See him wasted on the sidewalk in his jacket and his jeans,
Wearin’ yesterday’s misfortunes like a smile–
Once he had a future full of money, love, and dreams,
Which he spent like they was goin’ outta style–
And he keeps right on a’changin’ for the better or the worse,
Searchin’ for a shrine he’s never found–
Never knowin’ if believin’ is a blessin’ or a curse,
Or if the goin’ up was worth the comin’ down–

He’s a poet, he’s a picker–
He’s a prophet, he’s a pusher–
He’s a pilgrim and a preacher, and a problem when he’s stoned–
He’s a walkin’ contradiction, partly truth and partly fiction,
Takin’ ev’ry wrong direction on his lonely way back home.
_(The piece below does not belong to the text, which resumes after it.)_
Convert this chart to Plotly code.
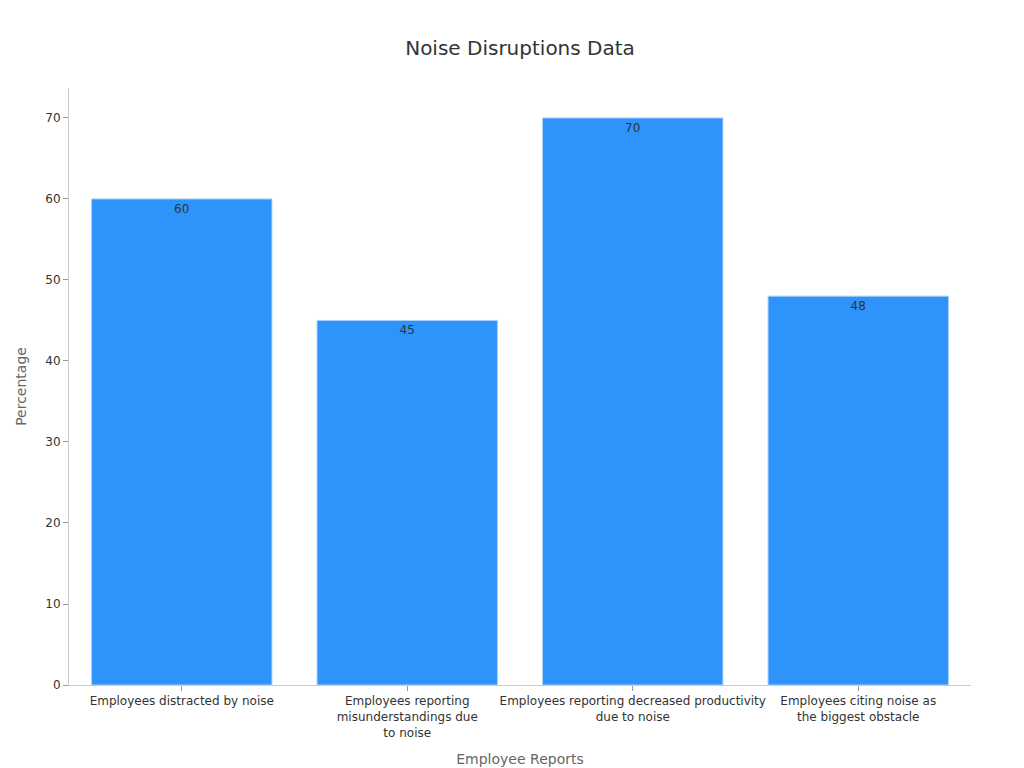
import plotly.graph_objects as go

categories = [
    "Employees distracted by noise",
    "Employees reporting<br>misunderstandings due<br>to noise",
    "Employees reporting decreased productivity<br>due to noise",
    "Employees citing noise as<br>the biggest obstacle",
]
percentages = [60, 45, 70, 48]

fig = go.Figure()
fig.add_trace(go.Bar(
    x=categories,
    y=percentages,
    text=percentages,
    textposition="inside",
    insidetextanchor="end",
    textfont=dict(color="#333333", size=12),
    marker=dict(color="#2E93FA", line=dict(color="#A8CFF8", width=1)),
    width=0.8,
))

fig.update_layout(
    width=1024,
    height=768,
    title=dict(text="Noise Disruptions Data", x=0.5, y=0.957, font=dict(size=20, color="#333333")),
    font=dict(family="DejaVu Sans", color="#333333"),
    plot_bgcolor="white",
    paper_bgcolor="white",
    margin=dict(l=61, r=61, t=80, b=91),
    showlegend=False,
    xaxis=dict(
        title=dict(text="Employee Reports", font=dict(size=14, color="#666666")),
        tickfont=dict(size=12),
        showline=True, linecolor="#cccccc",
        ticks="outside", tickcolor="#999999", ticklen=5,
    ),
    yaxis=dict(
        title=dict(text="Percentage", font=dict(size=14, color="#666666")),
        range=[0, 73.7],
        dtick=10,
        tickfont=dict(size=12),
        showgrid=False,
        zeroline=False,
        showline=True, linecolor="#cccccc",
        ticks="outside", tickcolor="#999999", ticklen=5,
    ),
)

fig.write_html("out.html")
He has tasted good and evil in your bedrooms and your bars,
And he’s traded in tomorrow for today–
Runnin’ from his devils, lord, and reachin’ for the stars,
And losin’ all he’s loved along the way–
But if this world keeps right on turnin’ for the better or the worse,
And all he ever gets is older and around–
from the rockin’ of the cradle to the rollin’ of the hearse,
The goin’ up was worth the comin’ down–

He’s a poet, he’s a picker–
He’s a prophet, he’s a pusher–
He’s a pilgrim and a preacher, and a problem when he’s stoned–
He’s a walkin’ contradiction, partly truth and partly fiction,
Takin’ ev’ry wrong direction on his lonely way back home.
There’s a lotta wrong directions on that lonely way back home.

The blog series that I linked to above had another interesting theory about “Taxi Driver’s” connection to the Van Morrison album “Astral Weeks,” but I’ll leave it to you to click to that story and read it for yourself. The movie inspires many interesting takes and theories. But it also inspires some garbage and incoherent theories.
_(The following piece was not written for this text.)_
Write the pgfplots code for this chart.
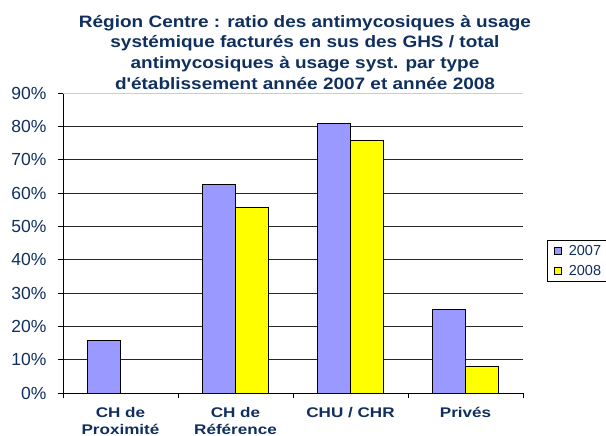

This essay from someone named Dan Schneider I found especially annoying on two counts. First, it attempts to affix a personality disorder to Travis Bickle, which is 1) something lay people should never do to actual people, 2) something real mental health professionals do with great caution and 3) a completely pointless exercise for a fictional character.

Even worse in my book, Schneider takes some wild potshots at Betsy. He says of her:

Bickle also does not have delusions. In fact, the film, in many instances, makes it clear that he is the only character in the film that sees reality for what it is. He recognizes Betsy’s coldness, and the film, even to the end, shows her as a cold and manipulative person more interested in Bickle as a case study than potential lover. 

Really, Bickle doesn’t have delusions? He doesn’t write to his parents that he’s working on a serious project for the government and is dating Betsy? And he is most certainly not the only character to see reality for how it is — Betsy, in fact, is far more clear eyed than him about that reality. She’s the one that recognizes the danger of his porn theater “date” right away. In fact, every one of her observations in the film is spot on from an objective standpoint.

To call Betsy cold and manipulative (who, exactly, is she manipulating?) says more about the writer than the character. I think even in the times when I was most sympathetic towards Bickle, I never embraced such a harsh opinion about her.

One of the things that gives “Taxi Driver” its unique lasting power is that it is not as male-centric as many films of that era. Betsy and Iris are fully drawn characters, well performed, that maintain the spine of the film. They are victimized by the deranged men around them, but somehow survive with their dignity intact. They aren’t saved by the men of “Taxi Driver,” they are simply lucky to endure them.